**What you should do**
Give back only the lines from the one that contains "Give me the" through the one that contains "m: 9, d: 29", word for word and without images.
---- Dataset entries
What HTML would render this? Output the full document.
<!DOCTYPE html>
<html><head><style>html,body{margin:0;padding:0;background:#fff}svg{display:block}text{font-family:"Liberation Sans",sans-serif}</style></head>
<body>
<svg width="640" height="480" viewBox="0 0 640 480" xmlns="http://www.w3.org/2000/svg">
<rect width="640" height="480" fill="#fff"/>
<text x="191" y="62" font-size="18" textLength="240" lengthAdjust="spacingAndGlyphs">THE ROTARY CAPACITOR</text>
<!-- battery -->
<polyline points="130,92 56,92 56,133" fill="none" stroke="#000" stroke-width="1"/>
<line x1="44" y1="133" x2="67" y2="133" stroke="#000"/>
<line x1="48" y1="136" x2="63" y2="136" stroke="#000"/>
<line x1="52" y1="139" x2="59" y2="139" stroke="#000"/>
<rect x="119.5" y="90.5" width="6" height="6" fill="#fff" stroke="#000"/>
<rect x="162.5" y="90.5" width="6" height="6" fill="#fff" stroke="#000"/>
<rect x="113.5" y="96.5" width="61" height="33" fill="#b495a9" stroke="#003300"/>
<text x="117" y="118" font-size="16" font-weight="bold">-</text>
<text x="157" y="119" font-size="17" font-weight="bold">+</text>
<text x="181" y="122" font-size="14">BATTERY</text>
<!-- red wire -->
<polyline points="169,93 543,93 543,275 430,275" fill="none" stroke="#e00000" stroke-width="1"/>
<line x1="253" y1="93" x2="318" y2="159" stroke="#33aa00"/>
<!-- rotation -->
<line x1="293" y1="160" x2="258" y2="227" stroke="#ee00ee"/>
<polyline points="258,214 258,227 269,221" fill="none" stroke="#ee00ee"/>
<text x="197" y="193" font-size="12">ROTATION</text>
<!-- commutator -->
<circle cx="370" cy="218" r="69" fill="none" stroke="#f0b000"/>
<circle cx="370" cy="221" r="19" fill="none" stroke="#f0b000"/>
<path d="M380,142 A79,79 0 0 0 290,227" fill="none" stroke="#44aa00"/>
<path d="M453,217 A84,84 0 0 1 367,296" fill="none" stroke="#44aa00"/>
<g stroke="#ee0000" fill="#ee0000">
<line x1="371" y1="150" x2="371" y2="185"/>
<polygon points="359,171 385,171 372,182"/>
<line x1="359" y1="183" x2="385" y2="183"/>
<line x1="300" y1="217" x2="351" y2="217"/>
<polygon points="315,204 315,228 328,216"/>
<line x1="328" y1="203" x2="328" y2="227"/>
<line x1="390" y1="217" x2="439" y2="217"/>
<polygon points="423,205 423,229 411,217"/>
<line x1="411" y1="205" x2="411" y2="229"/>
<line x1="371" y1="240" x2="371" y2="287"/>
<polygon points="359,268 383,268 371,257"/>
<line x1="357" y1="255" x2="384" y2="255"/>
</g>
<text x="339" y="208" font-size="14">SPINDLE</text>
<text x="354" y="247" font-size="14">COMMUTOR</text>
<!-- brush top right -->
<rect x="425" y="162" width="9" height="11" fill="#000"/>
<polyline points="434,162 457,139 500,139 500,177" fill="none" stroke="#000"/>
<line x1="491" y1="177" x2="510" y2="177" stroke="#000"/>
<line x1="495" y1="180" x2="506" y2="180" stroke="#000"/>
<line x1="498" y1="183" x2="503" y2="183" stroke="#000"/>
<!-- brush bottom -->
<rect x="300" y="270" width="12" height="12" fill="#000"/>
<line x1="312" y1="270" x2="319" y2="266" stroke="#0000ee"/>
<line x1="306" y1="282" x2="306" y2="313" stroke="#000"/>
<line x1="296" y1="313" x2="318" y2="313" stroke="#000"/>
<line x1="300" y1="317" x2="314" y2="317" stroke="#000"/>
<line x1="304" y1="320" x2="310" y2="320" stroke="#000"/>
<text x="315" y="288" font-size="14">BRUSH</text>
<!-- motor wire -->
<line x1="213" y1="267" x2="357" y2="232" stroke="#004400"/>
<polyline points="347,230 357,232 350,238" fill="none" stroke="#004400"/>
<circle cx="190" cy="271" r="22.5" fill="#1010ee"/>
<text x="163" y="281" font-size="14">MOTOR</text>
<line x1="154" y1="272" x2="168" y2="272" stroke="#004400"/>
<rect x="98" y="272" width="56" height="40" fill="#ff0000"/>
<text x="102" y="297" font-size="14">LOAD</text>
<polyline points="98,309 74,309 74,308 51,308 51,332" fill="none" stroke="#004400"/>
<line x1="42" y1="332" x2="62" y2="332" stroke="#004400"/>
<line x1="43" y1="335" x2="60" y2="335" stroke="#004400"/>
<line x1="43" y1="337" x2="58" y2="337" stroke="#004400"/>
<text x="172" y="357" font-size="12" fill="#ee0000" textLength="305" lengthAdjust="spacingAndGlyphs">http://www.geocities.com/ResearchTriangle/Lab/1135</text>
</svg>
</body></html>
--------
---- Dataset entries
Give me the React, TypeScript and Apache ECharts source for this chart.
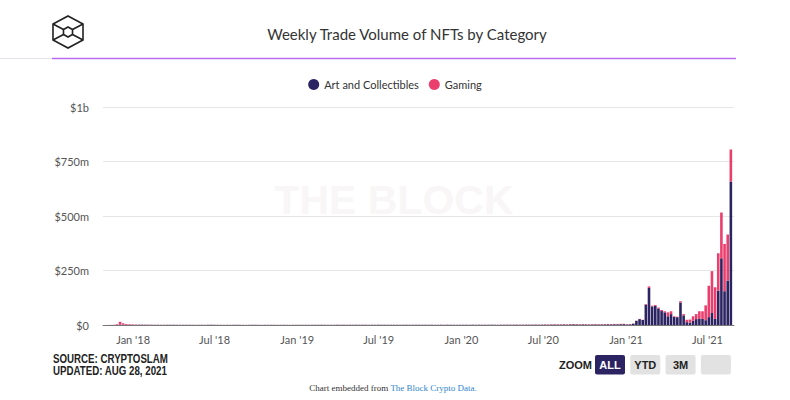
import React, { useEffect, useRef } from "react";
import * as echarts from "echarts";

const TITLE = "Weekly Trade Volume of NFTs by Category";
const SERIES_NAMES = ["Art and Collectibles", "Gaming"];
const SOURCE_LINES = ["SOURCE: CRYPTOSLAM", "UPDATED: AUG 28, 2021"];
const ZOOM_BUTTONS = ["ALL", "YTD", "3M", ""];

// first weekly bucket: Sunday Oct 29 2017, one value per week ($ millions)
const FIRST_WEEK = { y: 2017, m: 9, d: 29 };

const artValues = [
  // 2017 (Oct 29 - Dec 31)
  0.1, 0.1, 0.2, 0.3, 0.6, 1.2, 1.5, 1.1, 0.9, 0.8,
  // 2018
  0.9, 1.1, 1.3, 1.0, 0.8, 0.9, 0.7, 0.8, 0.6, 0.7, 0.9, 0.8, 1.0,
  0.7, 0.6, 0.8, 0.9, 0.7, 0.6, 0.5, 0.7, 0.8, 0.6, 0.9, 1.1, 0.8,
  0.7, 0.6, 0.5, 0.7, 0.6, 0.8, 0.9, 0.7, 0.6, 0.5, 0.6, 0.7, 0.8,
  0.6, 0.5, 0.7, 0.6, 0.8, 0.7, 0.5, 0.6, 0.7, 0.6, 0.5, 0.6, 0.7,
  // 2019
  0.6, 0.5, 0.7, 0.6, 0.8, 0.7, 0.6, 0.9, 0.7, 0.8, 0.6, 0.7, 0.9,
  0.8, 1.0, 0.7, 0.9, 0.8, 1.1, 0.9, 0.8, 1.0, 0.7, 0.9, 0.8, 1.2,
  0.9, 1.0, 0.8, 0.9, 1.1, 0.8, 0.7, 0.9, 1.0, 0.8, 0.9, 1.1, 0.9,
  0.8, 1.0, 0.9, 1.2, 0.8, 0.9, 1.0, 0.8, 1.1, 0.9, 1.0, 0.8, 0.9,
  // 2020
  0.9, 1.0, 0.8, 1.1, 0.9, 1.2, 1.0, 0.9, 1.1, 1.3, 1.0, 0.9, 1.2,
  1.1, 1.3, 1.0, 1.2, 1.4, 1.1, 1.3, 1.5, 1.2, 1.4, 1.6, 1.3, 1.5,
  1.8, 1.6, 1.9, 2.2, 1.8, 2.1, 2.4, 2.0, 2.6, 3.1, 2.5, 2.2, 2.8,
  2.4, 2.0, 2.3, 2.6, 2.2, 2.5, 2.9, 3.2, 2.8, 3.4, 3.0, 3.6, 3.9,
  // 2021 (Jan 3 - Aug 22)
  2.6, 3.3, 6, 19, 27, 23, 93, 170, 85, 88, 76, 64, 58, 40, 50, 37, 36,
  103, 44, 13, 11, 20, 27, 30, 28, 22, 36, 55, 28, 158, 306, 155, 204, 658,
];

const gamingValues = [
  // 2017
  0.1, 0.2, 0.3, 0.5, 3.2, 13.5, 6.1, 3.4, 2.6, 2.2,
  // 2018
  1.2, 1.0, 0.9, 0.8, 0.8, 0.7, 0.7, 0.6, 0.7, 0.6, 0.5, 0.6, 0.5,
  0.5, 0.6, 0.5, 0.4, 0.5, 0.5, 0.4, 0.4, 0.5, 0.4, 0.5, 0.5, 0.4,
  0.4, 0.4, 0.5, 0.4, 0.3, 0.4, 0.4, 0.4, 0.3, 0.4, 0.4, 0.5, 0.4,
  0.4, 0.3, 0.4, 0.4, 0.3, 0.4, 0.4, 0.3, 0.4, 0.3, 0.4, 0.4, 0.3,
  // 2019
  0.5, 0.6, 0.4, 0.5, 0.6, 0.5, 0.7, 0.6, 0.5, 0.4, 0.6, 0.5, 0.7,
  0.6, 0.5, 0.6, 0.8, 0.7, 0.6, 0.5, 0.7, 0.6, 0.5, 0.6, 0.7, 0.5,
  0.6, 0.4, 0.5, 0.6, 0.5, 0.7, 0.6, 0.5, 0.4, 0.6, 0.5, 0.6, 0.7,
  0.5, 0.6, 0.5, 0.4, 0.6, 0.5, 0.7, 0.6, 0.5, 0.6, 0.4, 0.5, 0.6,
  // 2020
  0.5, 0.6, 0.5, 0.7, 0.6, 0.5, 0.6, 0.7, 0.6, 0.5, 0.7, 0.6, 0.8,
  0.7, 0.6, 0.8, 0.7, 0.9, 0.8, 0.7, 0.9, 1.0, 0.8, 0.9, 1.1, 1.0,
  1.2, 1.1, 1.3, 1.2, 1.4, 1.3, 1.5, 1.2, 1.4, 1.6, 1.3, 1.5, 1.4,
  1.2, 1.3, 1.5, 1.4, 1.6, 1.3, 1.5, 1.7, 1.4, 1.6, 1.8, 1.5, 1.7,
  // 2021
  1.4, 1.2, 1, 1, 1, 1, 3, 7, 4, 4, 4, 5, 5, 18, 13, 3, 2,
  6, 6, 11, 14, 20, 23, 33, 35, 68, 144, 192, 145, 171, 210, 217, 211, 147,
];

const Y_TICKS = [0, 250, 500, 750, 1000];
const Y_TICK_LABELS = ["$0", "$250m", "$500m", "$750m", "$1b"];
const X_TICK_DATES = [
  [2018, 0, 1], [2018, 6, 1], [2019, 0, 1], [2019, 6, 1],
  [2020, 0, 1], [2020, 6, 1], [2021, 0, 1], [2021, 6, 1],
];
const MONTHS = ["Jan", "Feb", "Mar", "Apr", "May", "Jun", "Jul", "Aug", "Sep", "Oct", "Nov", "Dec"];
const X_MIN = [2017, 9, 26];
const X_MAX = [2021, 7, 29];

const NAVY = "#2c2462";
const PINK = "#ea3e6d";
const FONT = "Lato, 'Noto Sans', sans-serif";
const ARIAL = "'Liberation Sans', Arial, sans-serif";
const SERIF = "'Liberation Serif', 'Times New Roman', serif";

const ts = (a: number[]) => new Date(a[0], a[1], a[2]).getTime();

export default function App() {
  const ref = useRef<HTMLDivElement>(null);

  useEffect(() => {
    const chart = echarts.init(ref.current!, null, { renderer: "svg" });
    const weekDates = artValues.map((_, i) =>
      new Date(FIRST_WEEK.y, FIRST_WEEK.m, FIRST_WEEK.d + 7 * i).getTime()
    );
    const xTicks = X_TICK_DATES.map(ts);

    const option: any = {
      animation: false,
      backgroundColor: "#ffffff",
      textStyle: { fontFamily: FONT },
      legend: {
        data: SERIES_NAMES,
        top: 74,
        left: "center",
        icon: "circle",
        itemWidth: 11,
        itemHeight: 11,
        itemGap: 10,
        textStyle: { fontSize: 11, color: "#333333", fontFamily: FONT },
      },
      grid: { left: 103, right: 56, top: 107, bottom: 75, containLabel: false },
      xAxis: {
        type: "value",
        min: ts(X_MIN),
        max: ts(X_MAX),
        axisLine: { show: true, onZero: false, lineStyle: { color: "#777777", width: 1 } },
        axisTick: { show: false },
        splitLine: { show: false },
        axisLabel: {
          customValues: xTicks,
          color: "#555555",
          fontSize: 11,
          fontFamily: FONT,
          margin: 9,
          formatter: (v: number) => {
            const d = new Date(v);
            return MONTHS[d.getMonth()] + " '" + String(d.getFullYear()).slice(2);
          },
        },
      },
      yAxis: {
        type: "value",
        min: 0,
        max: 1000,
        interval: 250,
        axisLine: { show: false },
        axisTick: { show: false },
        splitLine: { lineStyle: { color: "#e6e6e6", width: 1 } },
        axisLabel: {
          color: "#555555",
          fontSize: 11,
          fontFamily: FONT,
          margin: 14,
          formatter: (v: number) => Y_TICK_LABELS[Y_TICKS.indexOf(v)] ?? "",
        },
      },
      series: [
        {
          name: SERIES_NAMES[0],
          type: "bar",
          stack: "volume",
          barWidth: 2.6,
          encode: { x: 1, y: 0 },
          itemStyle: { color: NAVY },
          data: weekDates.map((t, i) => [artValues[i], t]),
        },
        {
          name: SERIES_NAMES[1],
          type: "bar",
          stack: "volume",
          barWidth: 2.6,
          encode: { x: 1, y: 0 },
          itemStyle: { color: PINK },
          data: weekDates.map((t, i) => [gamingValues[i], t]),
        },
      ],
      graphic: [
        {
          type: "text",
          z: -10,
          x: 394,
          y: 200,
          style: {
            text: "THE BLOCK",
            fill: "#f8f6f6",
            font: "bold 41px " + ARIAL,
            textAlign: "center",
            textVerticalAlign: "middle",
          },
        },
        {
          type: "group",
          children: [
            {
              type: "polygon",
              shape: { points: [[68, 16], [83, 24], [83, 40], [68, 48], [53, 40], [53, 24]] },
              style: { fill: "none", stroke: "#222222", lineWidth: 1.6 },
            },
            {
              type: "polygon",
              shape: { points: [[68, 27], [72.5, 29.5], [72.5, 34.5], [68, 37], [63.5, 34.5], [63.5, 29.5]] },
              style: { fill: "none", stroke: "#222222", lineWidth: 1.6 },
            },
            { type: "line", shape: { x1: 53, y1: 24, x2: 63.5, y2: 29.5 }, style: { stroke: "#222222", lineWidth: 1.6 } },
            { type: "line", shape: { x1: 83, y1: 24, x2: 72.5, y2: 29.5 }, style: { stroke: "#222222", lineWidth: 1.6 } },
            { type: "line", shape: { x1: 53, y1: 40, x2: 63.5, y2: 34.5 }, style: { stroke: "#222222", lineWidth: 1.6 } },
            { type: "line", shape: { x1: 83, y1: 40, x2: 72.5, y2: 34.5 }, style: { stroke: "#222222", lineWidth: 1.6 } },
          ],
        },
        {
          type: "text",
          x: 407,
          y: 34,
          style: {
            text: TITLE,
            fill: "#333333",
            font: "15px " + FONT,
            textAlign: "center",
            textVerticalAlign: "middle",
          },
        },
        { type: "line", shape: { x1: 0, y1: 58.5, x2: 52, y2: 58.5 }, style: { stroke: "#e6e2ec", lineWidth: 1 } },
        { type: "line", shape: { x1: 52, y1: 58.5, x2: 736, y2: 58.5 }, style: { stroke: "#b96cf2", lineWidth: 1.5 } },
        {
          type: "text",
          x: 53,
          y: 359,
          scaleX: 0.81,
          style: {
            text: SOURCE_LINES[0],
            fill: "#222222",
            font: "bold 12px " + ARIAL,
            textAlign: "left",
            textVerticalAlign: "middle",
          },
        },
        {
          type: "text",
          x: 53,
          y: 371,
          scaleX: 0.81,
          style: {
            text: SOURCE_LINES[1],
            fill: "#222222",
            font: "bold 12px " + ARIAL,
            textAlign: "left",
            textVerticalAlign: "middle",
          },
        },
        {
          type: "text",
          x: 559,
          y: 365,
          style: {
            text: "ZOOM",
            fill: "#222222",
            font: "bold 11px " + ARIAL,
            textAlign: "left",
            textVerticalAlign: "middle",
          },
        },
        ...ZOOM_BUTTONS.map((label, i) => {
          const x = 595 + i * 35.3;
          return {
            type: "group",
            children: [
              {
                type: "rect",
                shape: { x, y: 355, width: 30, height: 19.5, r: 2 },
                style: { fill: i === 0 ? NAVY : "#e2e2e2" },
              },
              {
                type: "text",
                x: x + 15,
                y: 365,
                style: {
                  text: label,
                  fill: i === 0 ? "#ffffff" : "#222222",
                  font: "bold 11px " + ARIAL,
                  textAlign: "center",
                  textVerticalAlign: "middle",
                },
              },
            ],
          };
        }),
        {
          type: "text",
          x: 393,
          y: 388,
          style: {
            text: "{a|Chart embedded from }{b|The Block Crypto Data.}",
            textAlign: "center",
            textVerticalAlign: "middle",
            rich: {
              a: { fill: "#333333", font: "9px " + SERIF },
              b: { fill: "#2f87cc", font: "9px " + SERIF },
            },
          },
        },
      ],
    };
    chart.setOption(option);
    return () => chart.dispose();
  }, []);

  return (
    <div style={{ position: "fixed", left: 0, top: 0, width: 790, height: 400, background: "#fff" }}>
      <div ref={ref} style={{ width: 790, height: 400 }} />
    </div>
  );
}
--------
**Exercise output**
Give me the React, TypeScript and Apache ECharts source for this chart.
import React, { useEffect, useRef } from "react";
import * as echarts from "echarts";

const TITLE = "Weekly Trade Volume of NFTs by Category";
const SERIES_NAMES = ["Art and Collectibles", "Gaming"];
const SOURCE_LINES = ["SOURCE: CRYPTOSLAM", "UPDATED: AUG 28, 2021"];
const ZOOM_BUTTONS = ["ALL", "YTD", "3M", ""];

// first weekly bucket: Sunday Oct 29 2017, one value per week ($ millions)
const FIRST_WEEK = { y: 2017, m: 9, d: 29 };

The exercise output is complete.